Daily Archives: June 19, 2011
Just dropped the girlies off at Camp. Overnight for 2 weeks. Their flurry of packing has demolished the house. But I don’t mind.
You see, WT (World Traveler) husband is in Brussels for a week for work, so I’m all by myself! Whoot! I have stocked up and am looking forward to eating cereal for dinner and bon bons for breakfast and anything else I feel like doing!
Reading books, yes! Exercising, yes! Sleeping, yes! Cooking, no! (Well, our stove is broken anyway.) Nagging, no! Yelling, no! Acting as the frontal lobe for everyone else in the family, N-to-the-O!
The drop-off just demonstrated for me again, the differences between my children. Sometimes I know Lily’s world so well, that I forget that it’s not ‘normal’, until I see Zoolander in the same situation and realize again that her reactions are more like other kids’.

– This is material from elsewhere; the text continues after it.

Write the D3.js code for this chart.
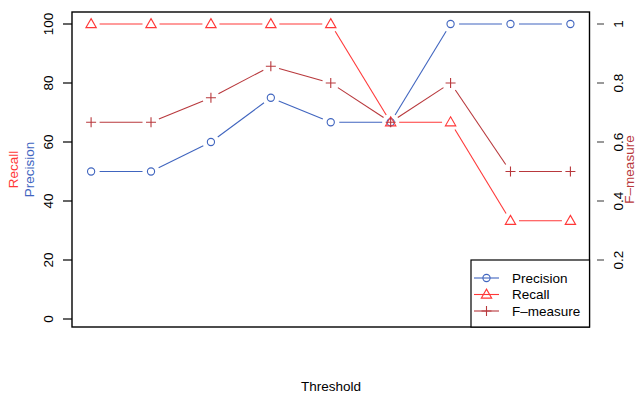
<!DOCTYPE html>
<html>
<head>
<meta charset="utf-8">
<script src="https://cdn.jsdelivr.net/npm/d3@7"></script>
<style>
  html, body { margin: 0; padding: 0; background: #fff; }
  svg { display: block; font-family: "Liberation Sans", Arial, Helvetica, sans-serif; }
</style>
</head>
<body>
<svg id="chart" width="637" height="393"></svg>
<script>
// Threshold steps (x positions 1..9)
const thresholds = [1, 2, 3, 4, 5, 6, 7, 8, 9];
// Precision and recall in percent
const precision = [50, 50, 60, 75, 66.7, 66.7, 100, 100, 100];
const recall = [100, 100, 100, 100, 100, 66.7, 66.7, 33.3, 33.3];
// F-measure on a 0..1 scale (right axis)
const fmeasure = [0.667, 0.667, 0.75, 0.857, 0.8, 0.667, 0.8, 0.5, 0.5];
const leftTicks = [0, 20, 40, 60, 80, 100];
const rightTicks = [0.2, 0.4, 0.6, 0.8, 1];

const colPrec = "#4065bf";
const colRec = "#ff3838";
const colF = "#b8383c";

const svg = d3.select("#chart");
const box = { left: 72, right: 589.5, top: 12, bottom: 327 };

const x = d3.scaleLinear().domain([1, 9]).range([91.1, 570.4]);
const yL = d3.scaleLinear().domain([0, 100]).range([319, 24]);
const yR = d3.scaleLinear().domain([0, 1]).range([319, 24]);

// plot frame
svg.append("rect")
  .attr("x", box.left).attr("y", box.top)
  .attr("width", box.right - box.left).attr("height", box.bottom - box.top)
  .attr("fill", "none").attr("stroke", "#000").attr("stroke-width", 1.4);

// left axis ticks and rotated labels
const gL = svg.append("g");
gL.selectAll("line").data(leftTicks).join("line")
  .attr("x1", 63).attr("x2", box.left)
  .attr("y1", d => yL(d)).attr("y2", d => yL(d))
  .attr("stroke", "#000").attr("stroke-width", 1.2);
gL.selectAll("text").data(leftTicks).join("text")
  .attr("transform", d => `translate(53,${yL(d)}) rotate(-90)`)
  .attr("text-anchor", "middle")
  .attr("font-size", 13.5)
  .attr("fill", "#000")
  .text(d => d);

// right axis ticks (no axis line) and rotated labels
const gR = svg.append("g");
gR.selectAll("line").data(rightTicks).join("line")
  .attr("x1", 597).attr("x2", 604)
  .attr("y1", d => yR(d)).attr("y2", d => yR(d))
  .attr("stroke", "#555").attr("stroke-width", 1.2);
gR.selectAll("text").data(rightTicks).join("text")
  .attr("transform", d => `translate(623,${yR(d)}) rotate(-90)`)
  .attr("text-anchor", "middle")
  .attr("font-size", 13.5)
  .attr("fill", "#000")
  .text(d => d3.format("~g")(d));

// axis titles
svg.append("text")
  .attr("transform", "translate(18,169.5) rotate(-90)")
  .attr("text-anchor", "middle").attr("font-size", 13.5).attr("fill", colRec)
  .text("Recall");
svg.append("text")
  .attr("transform", "translate(34,169.5) rotate(-90)")
  .attr("text-anchor", "middle").attr("font-size", 13.5).attr("fill", colPrec)
  .text("Precision");
svg.append("text")
  .attr("transform", "translate(634,169.5) rotate(-90)")
  .attr("text-anchor", "middle").attr("font-size", 13.5).attr("fill", colF)
  .text("F\u2013measure");
svg.append("text")
  .attr("x", 331).attr("y", 391)
  .attr("text-anchor", "middle").attr("font-size", 13.5).attr("fill", "#000")
  .text("Threshold");

// symbol painters
function drawSymbol(g, kind, cx, cy, color) {
  if (kind === "circle") {
    g.append("circle").attr("cx", cx).attr("cy", cy).attr("r", 3.6)
      .attr("fill", "none").attr("stroke", color).attr("stroke-width", 1.1);
  } else if (kind === "triangle") {
    const h = 9, w = 10.4;
    g.append("path")
      .attr("d", `M${cx},${cy - h * 0.6}L${cx + w / 2},${cy + h * 0.4}L${cx - w / 2},${cy + h * 0.4}Z`)
      .attr("fill", "none").attr("stroke", color).attr("stroke-width", 1.1);
  } else {
    const s = 5;
    g.append("path")
      .attr("d", `M${cx - s},${cy}H${cx + s}M${cx},${cy - s}V${cy + s}`)
      .attr("fill", "none").attr("stroke", color).attr("stroke-width", 1.1);
  }
}

// "both" style series: segments stop short of each point, then markers
function series(values, yScale, color, kind) {
  const g = svg.append("g");
  const pts = thresholds.map((t, i) => [x(t), yScale(values[i])]);
  const gap = 8.5;
  for (let i = 0; i < pts.length - 1; i++) {
    const [x1, y1] = pts[i], [x2, y2] = pts[i + 1];
    const len = Math.hypot(x2 - x1, y2 - y1);
    if (len <= 2 * gap) continue;
    const ux = (x2 - x1) / len, uy = (y2 - y1) / len;
    g.append("line")
      .attr("x1", x1 + ux * gap).attr("y1", y1 + uy * gap)
      .attr("x2", x2 - ux * gap).attr("y2", y2 - uy * gap)
      .attr("stroke", color).attr("stroke-width", 1.1);
  }
  pts.forEach(([px, py]) => drawSymbol(g, kind, px, py, color));
}

series(precision, yL, colPrec, "circle");
series(recall, yL, colRec, "triangle");
series(fmeasure, yR, colF, "plus");

// legend
const lg = svg.append("g");
lg.append("rect")
  .attr("x", 471).attr("y", 260).attr("width", 118.5).attr("height", 67)
  .attr("fill", "#fff").attr("stroke", "#000").attr("stroke-width", 1.2);
const legendItems = [
  { label: "Precision", color: colPrec, kind: "circle" },
  { label: "Recall", color: colRec, kind: "triangle" },
  { label: "F\u2013measure", color: colF, kind: "plus" }
];
legendItems.forEach((d, i) => {
  const cy = 278 + i * 16.5;
  lg.append("line").attr("x1", 474).attr("x2", 499).attr("y1", cy).attr("y2", cy)
    .attr("stroke", d.color).attr("stroke-width", 1.1);
  drawSymbol(lg, d.kind, 486.5, cy, d.color);
  lg.append("text").attr("x", 512).attr("y", cy + 4.8)
    .attr("font-size", 13.5).attr("fill", "#000").text(d.label);
});
</script>
</body>
</html>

Actually, that’s how we finally realized that Lily was different than other babies. After Zoolander was born, we were surprised to discover, “Ohhhh, that’s how babies are supposed to act! You mean, you can actually follow the instructions in those baby books and they work??!! Holy crap, THIS is a piece of cake!”
Both the girls’ counselors came to our car to help with the luggage. Without question I knew that I would go with Lily to her cabin first, to help her transition. Of course, she was anxious. Zoolander was on her own with a stranger. Of course, she didn’t care.
I helped Lily make her bed and there was one other girl in the cabin. I overheard the girl tell the counselor that she attends ‘Suchandsuch Academy’, a private school that specializes in educating Twice Exceptional students and students with learning differences. Hmmmm. Maybe Lily will pick up on that. She usually does. She has told me before, “Mom, that girl/boy is like me.”
Last summer, the one girl she really made friends with at camp, turned out to be in her Gifted and Talented class this year. [An aside–Just read an interesting post at Asynchronous Scholars’ Fund about helping Gifted kids ‘find their tribe’.]
Anyway, a gaggle of her cabin-mates arrived loudly and Lily instantly retreated, turned away, wouldn’t make eye contact, didn’t introduce herself. I sensed it was time for me to split, before she wanted me to help her out of this social situation. I quickly left, but wished I had given her a better pep talk beforehand–reminding her specifically how to be friendly. It makes my stomach hurt thinking about it.
But I know that the counselors will include her and help her warm up. The young counselors always seem to know what to do and how to handle her. And that’s just one of the reasons why we spend the money to send Lily to this amazing camp that encourages campers to be themselves and to respect others for their differences, so that she can practice her social skills in a safe place.
As I walked down the road approaching Zoolander’s cabin, I could see her standing on the balcony waving wildly. When I walked up, she was jumping up and down she was so excited and talking, talking, talking, “Mom, isn’t this awesome. I love this balcony. I got a top bunk. I was worried about that, but I got a top bunk and it has a shelf where I can put my stuff. Remember my friend I met last year? She’s going to be here and she’s in my cabin and isn’t that so great.” Zoolander didn’t even notice when I left.